Keep reading for a handy step by step succulent propagation guide that contains everything you need to know to succesfully grow succulents from leaves and cuttings!
Step one: Get your cuttings
The first step is to get some leaves or cuttings from the succulent(s) you would like to propagate. To remove a leaf, don’t cut it through the middle: just gently twist it off. Not all succulents grow from leaves, but if you don’t want to have to scour the web to see whether yours will, the best option is to just try it. If you don’t have any succulents, a cheap option is to buy some cuttings online to get your collection started!
After obtaining your leaves or cuttings, leave them to dry for a few days: I usually leave mine around a week or until I have time to prepare them. This drying period gives the cuttings time to callous, which will prevent any rotting later in the process.
Step two: Prepare a pot
Once you’ve obtained your succulent leaves/cuttings and let them dry for a while, it’s time to prepare a pot for them. If you have a bunch of leaves or cuttings to propagate, a relatively low, wide pot similar to this one should work so you don’t have to place all of them in individual planters.

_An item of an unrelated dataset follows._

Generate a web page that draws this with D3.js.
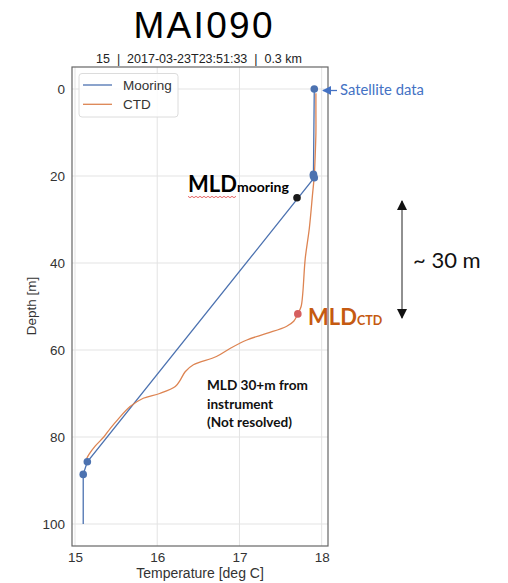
<!DOCTYPE html>
<html><head><meta charset="utf-8">
<script src="https://cdn.jsdelivr.net/npm/d3@7"></script>
<style>body{margin:0;background:#fff}svg{display:block}</style>
</head><body>
<script>
// ---- data ----
const title = "MAI090";
const subtitle = "15  |  2017-03-23T23:51:33  |  0.3 km";
const xTicks = [15, 16, 17, 18];
const yTicks = [0, 20, 40, 60, 80, 100];
const mooringDepth = [0, 19.6, 20.0, 20.4, 85.7, 88.6, 100];
const mooringTemp  = [17.91, 17.90, 17.90, 17.91, 15.15, 15.10, 15.10];
const mooringMarker = [true, true, true, true, true, true, false];
const ctdDepth = [1, 5, 10, 16, 20, 24, 32, 39, 47, 50, 51.7, 53.4, 54.6, 56.2, 57.7, 59.6, 61.5, 63.4, 65, 66.9, 68.4, 70, 71.1, 73, 76, 78, 80, 82, 84, 85];
const ctdTemp  = [17.93, 17.93, 17.93, 17.92, 17.91, 17.89, 17.85, 17.80, 17.77, 17.75, 17.71, 17.66, 17.57, 17.33, 17.09, 16.89, 16.72, 16.44, 16.34, 16.28, 16.22, 16.03, 15.83, 15.67, 15.52, 15.43, 15.35, 15.25, 15.17, 15.14];
const mldMooring = {temp: 17.70, depth: 25};
const mldCTD = {temp: 17.71, depth: 51.7};
const seriesNames = ["Mooring", "CTD"];

// ---- layout ----
const W = 508, H = 583;
const svg = d3.select("body").append("svg").attr("width", W).attr("height", H);
const x = d3.scaleLinear().domain([14.9635, 18.077]).range([72, 328]);
const y = d3.scaleLinear().domain([-5.06, 105.06]).range([67, 546]);
const blue = "#4c72b0", orange = "#dd8452";
const sans = "'Liberation Sans', Arial, sans-serif";
const cal = "Lato, 'Open Sans', sans-serif";

// grid
const g = svg.append("g");
g.selectAll(".vg").data(xTicks).join("line")
  .attr("x1", d => x(d)).attr("x2", d => x(d)).attr("y1", 67).attr("y2", 546)
  .attr("stroke", "#e3e3e3").attr("stroke-width", 1);
g.selectAll(".hg").data(yTicks).join("line")
  .attr("y1", d => y(d)).attr("y2", d => y(d)).attr("x1", 72).attr("x2", 328)
  .attr("stroke", "#e3e3e3").attr("stroke-width", 1);

// axes (labels only)
const xa = svg.append("g").attr("transform", "translate(0,546)")
  .call(d3.axisBottom(x).tickValues(xTicks).tickSize(0).tickPadding(6).tickFormat(d3.format("d")));
const ya = svg.append("g").attr("transform", "translate(72,0)")
  .call(d3.axisLeft(y).tickValues(yTicks).tickSize(0).tickPadding(7).tickFormat(d3.format("d")));
[xa, ya].forEach(a => {
  a.select(".domain").remove();
  a.selectAll("text").attr("font-family", sans).attr("font-size", 13.5).attr("fill", "#333");
});

// frame
svg.append("rect").attr("x", 72).attr("y", 67).attr("width", 256).attr("height", 479)
  .attr("fill", "none").attr("stroke", "#666").attr("stroke-width", 1.2);

// titles
svg.append("text").attr("x", 203).attr("y", 38).attr("text-anchor", "middle")
  .attr("font-family", sans).attr("font-size", 37).attr("fill", "#000")
  .attr("textLength", 139).attr("lengthAdjust", "spacing").text(title);
svg.append("text").attr("x", 199).attr("y", 63).attr("text-anchor", "middle")
  .attr("font-family", sans).attr("font-size", 12.5).attr("fill", "#222")
  .attr("xml:space", "preserve").style("white-space", "pre").text(subtitle);
svg.append("text").attr("x", 200).attr("y", 578).attr("text-anchor", "middle")
  .attr("font-family", sans).attr("font-size", 14).attr("fill", "#333").text("Temperature [deg C]");
svg.append("text").attr("transform", "translate(36,306) rotate(-90)").attr("text-anchor", "middle")
  .attr("font-family", sans).attr("font-size", 13.5).attr("fill", "#333").text("Depth [m]");

// lines
const mooring = mooringDepth.map((d, i) => ({d, t: mooringTemp[i], m: mooringMarker[i]}));
const ctd = ctdDepth.map((d, i) => ({d, t: ctdTemp[i]}));
svg.append("path").datum(mooring)
  .attr("d", d3.line().x(p => x(p.t)).y(p => y(p.d)))
  .attr("fill", "none").attr("stroke", blue).attr("stroke-width", 1.3);
svg.append("path").datum(ctd)
  .attr("d", d3.line().x(p => x(p.t)).y(p => y(p.d)).curve(d3.curveCatmullRom))
  .attr("fill", "none").attr("stroke", orange).attr("stroke-width", 1.3);
svg.selectAll(".mk").data(mooring.filter(p => p.m)).join("circle")
  .attr("cx", p => x(p.t)).attr("cy", p => y(p.d)).attr("r", 3.8).attr("fill", blue);

// MLD points
svg.append("circle").attr("cx", x(mldMooring.temp)).attr("cy", y(mldMooring.depth)).attr("r", 3.8).attr("fill", "#1a1a1a");
svg.append("circle").attr("cx", x(mldCTD.temp)).attr("cy", y(mldCTD.depth)).attr("r", 3.8).attr("fill", "#d65f5f");

// legend
const lg = svg.append("g");
lg.append("rect").attr("x", 79).attr("y", 73.5).attr("width", 99).attr("height", 43.5).attr("rx", 3)
  .attr("fill", "#fff").attr("fill-opacity", 0.85).attr("stroke", "#dcdcdc");
seriesNames.forEach((n, i) => {
  const yy = 85 + i * 19.3;
  lg.append("line").attr("x1", 83).attr("x2", 112).attr("y1", yy).attr("y2", yy)
    .attr("stroke", i ? orange : blue).attr("stroke-width", 1.3);
  lg.append("text").attr("x", 123).attr("y", yy + 4.6).attr("font-family", sans).attr("font-size", 13.5)
    .attr("fill", "#333").text(n);
});

// annotations
const defs = svg.append("defs");
defs.append("marker").attr("id", "bl").attr("viewBox", "0 0 10 10").attr("refX", 9).attr("refY", 5)
  .attr("markerWidth", 9).attr("markerHeight", 9).attr("markerUnits", "userSpaceOnUse").attr("orient", "auto")
  .append("path").attr("d", "M0,0L10,5L0,10z").attr("fill", "#4472c4");
defs.append("marker").attr("id", "bk").attr("viewBox", "0 0 10 10").attr("refX", 9).attr("refY", 5)
  .attr("markerWidth", 10).attr("markerHeight", 10).attr("markerUnits", "userSpaceOnUse").attr("orient", "auto-start-reverse")
  .append("path").attr("d", "M0,0L10,5L0,10z").attr("fill", "#111");

svg.append("line").attr("x1", 337).attr("x2", 323).attr("y1", 90.5).attr("y2", 90.5)
  .attr("stroke", "#4472c4").attr("stroke-width", 1.3).attr("marker-end", "url(#bl)");
svg.append("text").attr("x", 340).attr("y", 95).attr("font-family", cal).attr("font-size", 14.8)
  .attr("fill", "#4472c4").text("Satellite data");

const t1 = svg.append("text").attr("x", 188).attr("y", 192).attr("font-family", cal).attr("font-weight", "bold").attr("fill", "#000");
t1.append("tspan").attr("font-size", 22).text("MLD");
t1.append("tspan").attr("font-size", 14).text("mooring");
// spell-check squiggle
const sq = d3.range(0, 25).map(i => [188 + i * 2, 196.5 + (i % 2 ? 1.2 : -0.2)]);
svg.append("path").attr("d", d3.line()(sq)).attr("fill", "none").attr("stroke", "#e04040").attr("stroke-width", 0.8);

const t2 = svg.append("text").attr("x", 308).attr("y", 325).attr("font-family", cal).attr("font-weight", "bold").attr("fill", "#c55a11");
t2.append("tspan").attr("font-size", 22).text("MLD");
t2.append("tspan").attr("font-size", 12.5).text("CTD");

svg.append("line").attr("x1", 402).attr("x2", 402).attr("y1", 201).attr("y2", 318)
  .attr("stroke", "#222").attr("stroke-width", 1)
  .attr("marker-start", "url(#bk)").attr("marker-end", "url(#bk)");
svg.append("text").attr("x", 413).attr("y", 268).attr("font-family", cal).attr("font-size", 22)
  .attr("fill", "#111").text("~ 30 m");

const note = ["MLD 30+m from", "instrument", "(Not resolved)"];
svg.append("g").selectAll("text").data(note).join("text")
  .attr("x", 207).attr("y", (d, i) => 390 + i * 18.5).attr("font-family", cal).attr("font-weight", "bold")
  .attr("font-size", 13.6).attr("fill", "#111").text(d => d);
</script>
</body></html>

Once you’ve got your pot, fill it with some premade cactus soil mix or a 50/50 mix of potting soil and sand/perlite.
Step three: The waiting game
If you obtained leaves to grow new succulents from, you can simply place them on top of the potting soil and move your pot(s) to a place with plenty of indirect sunlight. And then you wait! While waiting for baby succulents to appear, water regularly by spraying the leaves once the soil dries out. Remember that, as with all succulents, it can be a little difficult to find a balance while watering and things should neither be too wet nor too dry.
Not all leaves will produce new succulents, but you should see teeny tiny roots and eventually leaves start to appear on some of them after a while. During Winter this could take a few weeks, while it can be a much quicker process during Summer. Cover the little roots with some soil and continue watering; you can carefully remove the original leaf after a while or just leave it on until it falls off by itself.
If you’re propagating succulents from cuttings, the process is a little different. You don’t have to wait for a new succulent to form, so you can just stick the stem portion into the soil and voila! Spray regularly until you start seeing some growth on your cuttings and then carefully switch to a regular watering schedule.
Yes, it’s that easy. Of course not all propagation attempts will be succesful but this is a great method if your succulents are becoming leggy due to not getting enough light or if (like me!) you find someone whose collection makes you feel some major succulent envy and they’re nice enough to let you remove a few leaves.